======== RAW DATA

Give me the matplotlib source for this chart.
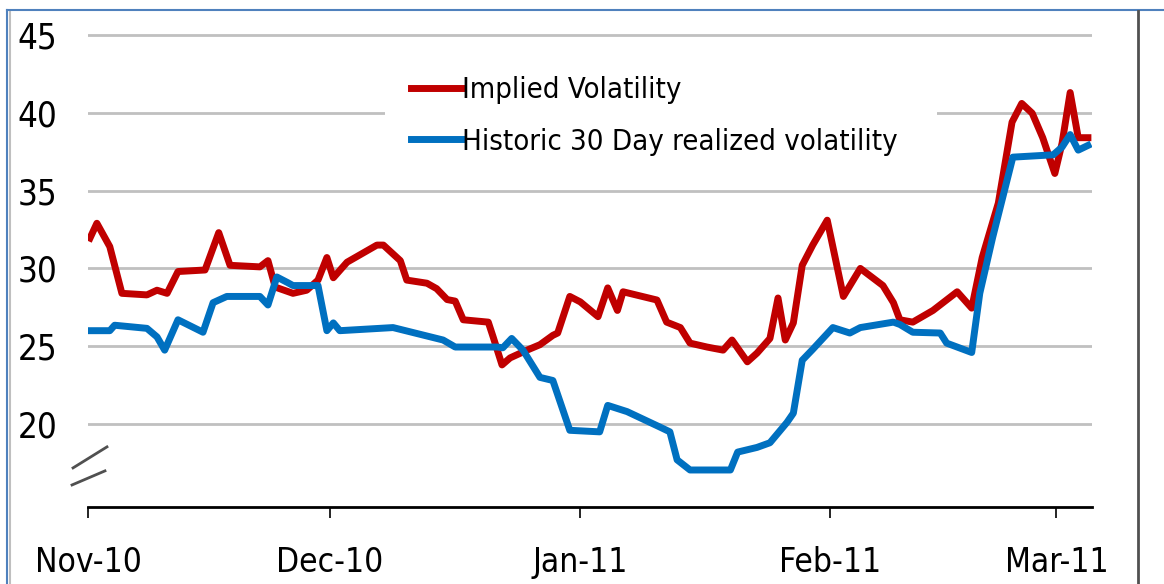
import matplotlib
matplotlib.use("Agg")
import matplotlib.pyplot as plt
import matplotlib.dates as mdates
from matplotlib.lines import Line2D
import numpy as np

plt.rcParams['font.family'] = ['DejaVu Sans']
plt.rcParams['font.stretch'] = 'condensed'

# days since 1 Nov 2010 and values
implied_days = [0.25, 1.1, 2.7, 4.2, 7.3, 8.55, 9.8, 11.15, 14.5, 16.2, 17.6, 21.3, 22.3,
                23.2, 25.4, 27.1, 28.5, 29.6, 30.4, 32.1, 35.8, 36.6, 38.7, 39.5, 42.0,
                43.2, 44.5, 45.5, 46.5, 49.6, 50.2, 51.3, 52.3, 54.4, 56.0, 57.6, 58.2,
                59.7, 61.0, 63.2, 64.4, 65.6, 66.3, 70.5, 71.7, 73.4, 74.6, 76.7, 78.7,
                79.8, 81.7, 82.9, 84.5, 85.5, 86.4, 87.4, 88.5, 89.8, 91.6, 93.6, 95.7,
                98.5, 99.8, 100.6, 102.2, 104.7, 107.7, 109.5, 110.8, 112.8, 114.5, 115.7,
                117.0, 118.3, 119.8, 120.7, 121.7, 122.7, 123.9]
implied_vol = [31.95, 32.9, 31.4, 28.4, 28.3, 28.6, 28.4, 29.8, 29.9, 32.3, 30.2, 30.1, 30.5,
               28.8, 28.4, 28.6, 29.25, 30.7, 29.4, 30.4, 31.5, 31.5, 30.5, 29.25, 29.05,
               28.7, 28.0, 27.9, 26.7, 26.55, 25.6, 23.8, 24.25, 24.75, 25.1, 25.7, 25.85,
               28.2, 27.85, 26.9, 28.75, 27.3, 28.5, 27.97, 26.55, 26.2, 25.2, 24.95, 24.75,
               25.4, 24.0, 24.56, 25.5, 28.1, 25.4, 26.5, 30.2, 31.5, 33.1, 28.2, 30.0,
               28.9, 27.8, 26.7, 26.55, 27.3, 28.5, 27.45, 30.7, 34.2, 39.4, 40.6,
               39.97, 38.4, 36.1, 38.05, 41.3, 38.4, 38.4]

hist_days = [0.25, 2.7, 3.3, 7.3, 8.55, 9.5, 11.15, 14.25, 15.5, 17.2, 21.3, 22.3, 23.4,
             24.7, 25.4, 28.5, 29.6, 30.4, 31.2, 37.8, 44.0, 45.5, 50.7, 51.4, 52.5, 53.9,
             56.0, 57.6, 59.7, 63.4, 64.4, 65.6, 66.8, 70.9, 72.1, 73.0, 74.6, 79.6, 80.5,
             82.9, 84.5, 86.6, 87.4, 88.5, 89.8, 92.3, 94.4, 95.7, 99.8, 100.6, 102.2,
             105.6, 106.4, 109.5, 110.5, 112.1, 114.6, 119.6, 120.7, 121.7, 122.7, 123.9]
hist_vol = [26.0, 26.0, 26.35, 26.15, 25.6, 24.75, 26.7, 25.9, 27.8, 28.2, 28.2, 27.65, 29.45,
            29.1, 28.9, 28.9, 26.0, 26.5, 26.0, 26.2, 25.4, 24.95, 24.95, 24.9, 25.5, 24.75,
            23.0, 22.8, 19.6, 19.5, 21.2, 21.0, 20.8, 19.8, 19.5, 17.7, 17.05, 17.05, 18.2,
            18.5, 18.8, 20.1, 20.7, 24.1, 24.8, 26.2, 25.85, 26.2, 26.55, 26.4, 25.9,
            25.85, 25.2, 24.6, 28.4, 32.0, 37.15, 37.3, 37.8, 38.6, 37.6, 37.9]

labels = ['Implied Volatility', 'Historic 30 Day realized volatility']
y_ticks = [20, 25, 30, 35, 40, 45]

base = mdates.date2num(np.datetime64('2010-11-01'))

fig = plt.figure(figsize=(11.64, 5.84), dpi=100)
ax = fig.add_axes([0.0756, 0.1318, 0.8625, 0.811])

ax.plot(base + np.array(implied_days), implied_vol, color='#C00000', lw=5, label=labels[0],
        solid_joinstyle='round', zorder=3)
ax.plot(base + np.array(hist_days), hist_vol, color='#0070C0', lw=5, label=labels[1],
        solid_joinstyle='round', zorder=3)

ax.set_ylim(14.67, 45.1)
ax.set_xlim(base, base + 124.4)
ax.set_yticks(y_ticks)
ax.yaxis.grid(True, color='#C0C0C0', lw=2)
ax.set_axisbelow(True)

ax.xaxis.set_major_locator(mdates.MonthLocator())
ax.xaxis.set_major_formatter(mdates.DateFormatter('%b-%y'))

for s in ['top', 'right', 'left']:
    ax.spines[s].set_visible(False)
ax.spines['bottom'].set_linewidth(2)
ax.tick_params(axis='y', length=0, pad=22, labelsize=25)
ax.tick_params(axis='x', length=8, width=1.2, pad=20, labelsize=24)

# axis break marks
ax.plot([-0.0149, 0.0189], [0.0826, 0.127], transform=ax.transAxes, clip_on=False,
        color='#505050', lw=2)
ax.plot([-0.0159, 0.0169], [0.0466, 0.0763], transform=ax.transAxes, clip_on=False,
        color='#505050', lw=2)

leg = ax.legend(loc='upper left', bbox_to_anchor=(0.296, 0.866, 0.55, 0.1), mode='expand',
                frameon=True, fancybox=False, fontsize=21, handlelength=1.7,
                handletextpad=0.05, labelspacing=0.82, borderpad=0.9, borderaxespad=0)
leg.get_frame().set_facecolor('white')
leg.get_frame().set_edgecolor('none')
leg.get_frame().set_alpha(1)

# page frame
fig.add_artist(Line2D([7 / 1164, 7 / 1164], [0, 1 - 10 / 584], color='#4F81BD', lw=1.5))
fig.add_artist(Line2D([10 / 1164, 10 / 1164], [0, 1 - 12 / 584], color='#BFBFBF', lw=1.5))
fig.add_artist(Line2D([7 / 1164, 1], [1 - 10 / 584, 1 - 10 / 584], color='#4F81BD', lw=1.5))
fig.add_artist(Line2D([1138 / 1164, 1138 / 1164], [0, 1 - 11 / 584], color='#505050', lw=2))

fig.savefig('out.png', dpi=100)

================

| DO THIS |
Print the full listing exactly, dropping the pictures.

| TASK OUTPUT |
Give me the matplotlib source for this chart.
import matplotlib
matplotlib.use("Agg")
import matplotlib.pyplot as plt
import matplotlib.dates as mdates
from matplotlib.lines import Line2D
import numpy as np

plt.rcParams['font.family'] = ['DejaVu Sans']
plt.rcParams['font.stretch'] = 'condensed'

# days since 1 Nov 2010 and values
implied_days = [0.25, 1.1, 2.7, 4.2, 7.3, 8.55, 9.8, 11.15, 14.5, 16.2, 17.6, 21.3, 22.3,
                23.2, 25.4, 27.1, 28.5, 29.6, 30.4, 32.1, 35.8, 36.6, 38.7, 39.5, 42.0,
                43.2, 44.5, 45.5, 46.5, 49.6, 50.2, 51.3, 52.3, 54.4, 56.0, 57.6, 58.2,
                59.7, 61.0, 63.2, 64.4, 65.6, 66.3, 70.5, 71.7, 73.4, 74.6, 76.7, 78.7,
                79.8, 81.7, 82.9, 84.5, 85.5, 86.4, 87.4, 88.5, 89.8, 91.6, 93.6, 95.7,
                98.5, 99.8, 100.6, 102.2, 104.7, 107.7, 109.5, 110.8, 112.8, 114.5, 115.7,
                117.0, 118.3, 119.8, 120.7, 121.7, 122.7, 123.9]
implied_vol = [31.95, 32.9, 31.4, 28.4, 28.3, 28.6, 28.4, 29.8, 29.9, 32.3, 30.2, 30.1, 30.5,
               28.8, 28.4, 28.6, 29.25, 30.7, 29.4, 30.4, 31.5, 31.5, 30.5, 29.25, 29.05,
               28.7, 28.0, 27.9, 26.7, 26.55, 25.6, 23.8, 24.25, 24.75, 25.1, 25.7, 25.85,
               28.2, 27.85, 26.9, 28.75, 27.3, 28.5, 27.97, 26.55, 26.2, 25.2, 24.95, 24.75,
               25.4, 24.0, 24.56, 25.5, 28.1, 25.4, 26.5, 30.2, 31.5, 33.1, 28.2, 30.0,
               28.9, 27.8, 26.7, 26.55, 27.3, 28.5, 27.45, 30.7, 34.2, 39.4, 40.6,
               39.97, 38.4, 36.1, 38.05, 41.3, 38.4, 38.4]

hist_days = [0.25, 2.7, 3.3, 7.3, 8.55, 9.5, 11.15, 14.25, 15.5, 17.2, 21.3, 22.3, 23.4,
             24.7, 25.4, 28.5, 29.6, 30.4, 31.2, 37.8, 44.0, 45.5, 50.7, 51.4, 52.5, 53.9,
             56.0, 57.6, 59.7, 63.4, 64.4, 65.6, 66.8, 70.9, 72.1, 73.0, 74.6, 79.6, 80.5,
             82.9, 84.5, 86.6, 87.4, 88.5, 89.8, 92.3, 94.4, 95.7, 99.8, 100.6, 102.2,
             105.6, 106.4, 109.5, 110.5, 112.1, 114.6, 119.6, 120.7, 121.7, 122.7, 123.9]
hist_vol = [26.0, 26.0, 26.35, 26.15, 25.6, 24.75, 26.7, 25.9, 27.8, 28.2, 28.2, 27.65, 29.45,
            29.1, 28.9, 28.9, 26.0, 26.5, 26.0, 26.2, 25.4, 24.95, 24.95, 24.9, 25.5, 24.75,
            23.0, 22.8, 19.6, 19.5, 21.2, 21.0, 20.8, 19.8, 19.5, 17.7, 17.05, 17.05, 18.2,
            18.5, 18.8, 20.1, 20.7, 24.1, 24.8, 26.2, 25.85, 26.2, 26.55, 26.4, 25.9,
            25.85, 25.2, 24.6, 28.4, 32.0, 37.15, 37.3, 37.8, 38.6, 37.6, 37.9]

labels = ['Implied Volatility', 'Historic 30 Day realized volatility']
y_ticks = [20, 25, 30, 35, 40, 45]

base = mdates.date2num(np.datetime64('2010-11-01'))

fig = plt.figure(figsize=(11.64, 5.84), dpi=100)
ax = fig.add_axes([0.0756, 0.1318, 0.8625, 0.811])

ax.plot(base + np.array(implied_days), implied_vol, color='#C00000', lw=5, label=labels[0],
        solid_joinstyle='round', zorder=3)
ax.plot(base + np.array(hist_days), hist_vol, color='#0070C0', lw=5, label=labels[1],
        solid_joinstyle='round', zorder=3)

ax.set_ylim(14.67, 45.1)
ax.set_xlim(base, base + 124.4)
ax.set_yticks(y_ticks)
ax.yaxis.grid(True, color='#C0C0C0', lw=2)
ax.set_axisbelow(True)

ax.xaxis.set_major_locator(mdates.MonthLocator())
ax.xaxis.set_major_formatter(mdates.DateFormatter('%b-%y'))

for s in ['top', 'right', 'left']:
    ax.spines[s].set_visible(False)
ax.spines['bottom'].set_linewidth(2)
ax.tick_params(axis='y', length=0, pad=22, labelsize=25)
ax.tick_params(axis='x', length=8, width=1.2, pad=20, labelsize=24)

# axis break marks
ax.plot([-0.0149, 0.0189], [0.0826, 0.127], transform=ax.transAxes, clip_on=False,
        color='#505050', lw=2)
ax.plot([-0.0159, 0.0169], [0.0466, 0.0763], transform=ax.transAxes, clip_on=False,
        color='#505050', lw=2)

leg = ax.legend(loc='upper left', bbox_to_anchor=(0.296, 0.866, 0.55, 0.1), mode='expand',
                frameon=True, fancybox=False, fontsize=21, handlelength=1.7,
                handletextpad=0.05, labelspacing=0.82, borderpad=0.9, borderaxespad=0)
leg.get_frame().set_facecolor('white')
leg.get_frame().set_edgecolor('none')
leg.get_frame().set_alpha(1)

# page frame
fig.add_artist(Line2D([7 / 1164, 7 / 1164], [0, 1 - 10 / 584], color='#4F81BD', lw=1.5))
fig.add_artist(Line2D([10 / 1164, 10 / 1164], [0, 1 - 12 / 584], color='#BFBFBF', lw=1.5))
fig.add_artist(Line2D([7 / 1164, 1], [1 - 10 / 584, 1 - 10 / 584], color='#4F81BD', lw=1.5))
fig.add_artist(Line2D([1138 / 1164, 1138 / 1164], [0, 1 - 11 / 584], color='#505050', lw=2))

fig.savefig('out.png', dpi=100)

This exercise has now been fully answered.